スポットライトを全身に浴びて素晴らしいパフォーマンスができ、歌い終わって「ブラボー!」と大歓声が上がったときには、何とも言えない快感に包まれます。
プロの声楽家になれば何十回、何百回と公演を重ねていきますが、ステージは毎回新鮮さがあり、他の出演者やスタッフと協力して無事に公演を終えられたときには大きな達成感が味わえます。
声楽家のつらいこと、大変なこと
実力がなければ活躍は難しい
声楽家は、良くも悪くも自分の現時点での実力があからさまに出てしまう職業です。
技術が不足していればコンクールの受賞も望めませんし、希望の場所で歌う機会を得ることも難しくなってしまいます。
思うように活躍できない日々が続けば、どうしても落ち込んでしまいがちです。
オペラなどのステージはとても華やかに見られますが、その裏で声楽家たちは「ライバルには負けたくない!」「もっと上手になりたい!」という一心で、地道な努力を続けています。
声楽家に向いている人・適性
目標に向かってコツコツと努力を続けられる人
声楽家に向いているのは、まずオペラやクラシック音楽に興味があり、それを自分の声で表現したいと強く思える人です。
声楽家として活躍するには歌唱技術のみならず、歌曲に使用されている外国語や文化、歴史まで勉強しなくてはなりません。
それらすべてを突き詰めていくことを楽しめる人は、声楽家の適性があります。
そして、たとえ特別な才能がなくても、自分の頑張り次第でスキルアップすることは可能なので、自分を向上させていくためにコツコツと努力できることも重要なポイントとなってきます。
声楽家志望動機・目指すきっかけ
歌が好きで、オペラや歌曲の魅力にとりつかれた
音楽が好きで音楽家になりたいと考える人は多くいますが、そのなかでも声楽家の志望者は、やはり「歌うことが好き」という思いを持っています。
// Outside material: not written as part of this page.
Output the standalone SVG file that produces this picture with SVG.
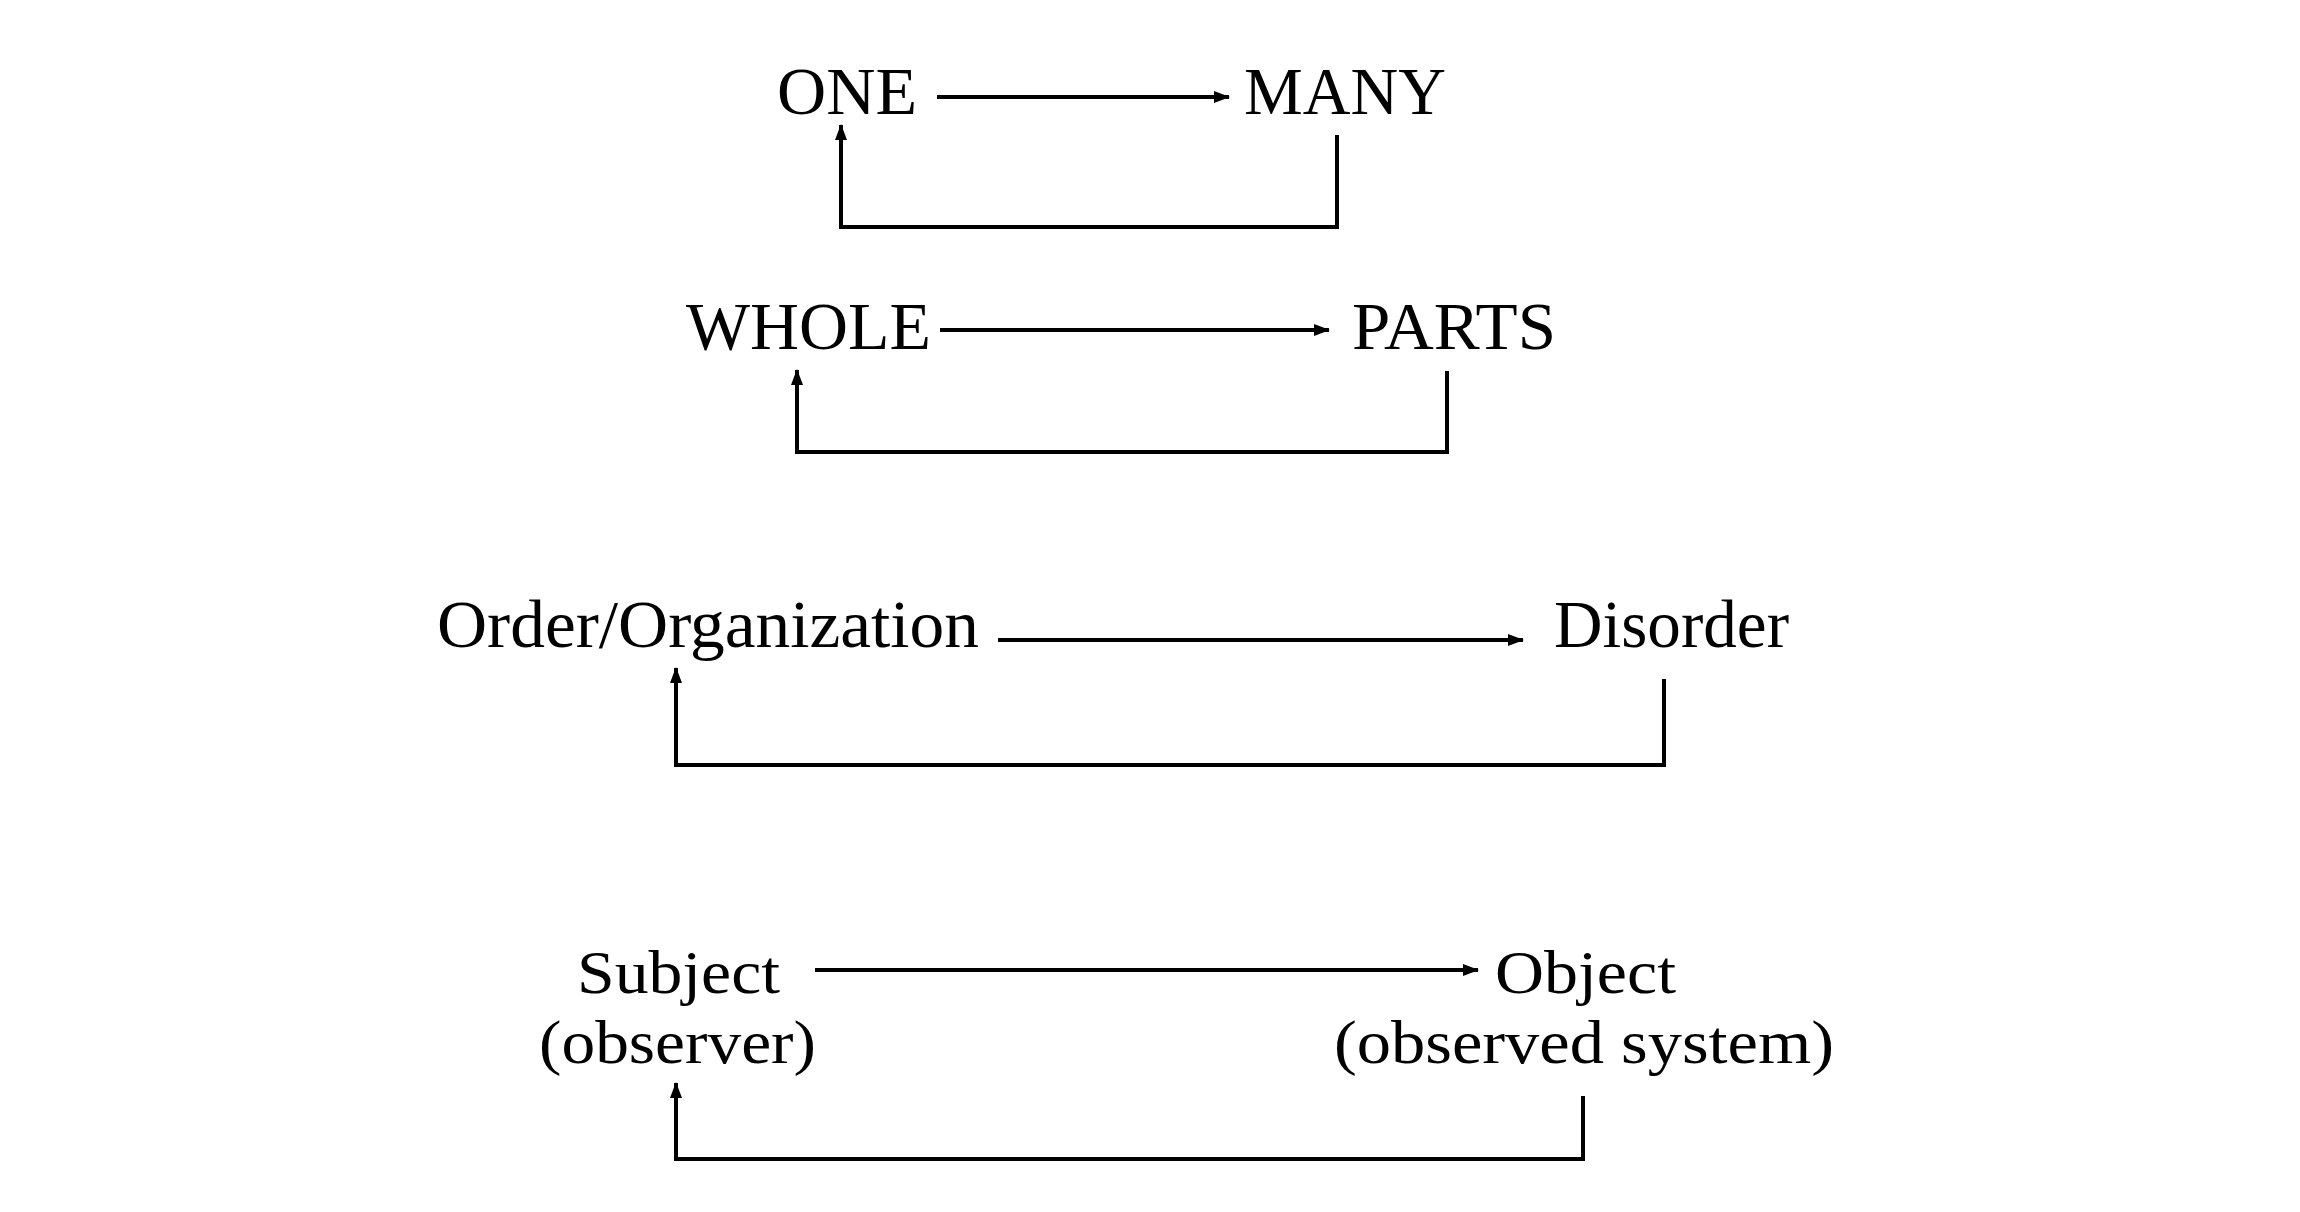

幼い頃からピアノなどを習っていたなかで、ふとオペラなどの歌曲に触れる機会があり、感情を揺さぶる声のパワーに圧倒され、そこで声楽家という職業を意識するようになったと話す人もいます。
この仕事を目指すきっかけは人によってさまざまですが、クラシックに深く親しんでいる人が声楽家を目指すケースが多いことが特徴です。
声楽家の雇用形態・働き方
個人で活動をしていく人が多い
声楽家は、会社に雇われる会社員とはまったく異なる働き方となります。
基本的には個人で活動をし、コンクールへの入賞を目指す人が多いです。
ただし、実際にその道で成功できる人はごくわずかであるため、大半の人はオペラ団や合唱団の団員となったり、音楽学校の講師を務めたり、自分で生徒を集めてレッスンを開くなどの方法で仕事をしています。
ほとんどの場合、毎月会社から決まった給料をもらえるわけではないため、どうしても不安定な生活になりやすいといえるでしょう。
声楽家の勤務時間・休日・生活
どのような活動をするのかによって変わってくる
声楽家の生活パターンは、人によって、あるいは時期によって大きく異なるといえます。
日常的にはレッスンやトレーニングを続け、コンクール入賞を目指して練習の日々が続きます。
オペラ団体などに属している場合には、コンサート公演が決まればそこに向けて練習が入ってきますし、全国各地を巡って公演活動をすることもあります。
また、声楽家としての活動だけで生活するのが難しい場合には、コンクールや公演がない時期を利用してアルバイトをしている人も多くいます。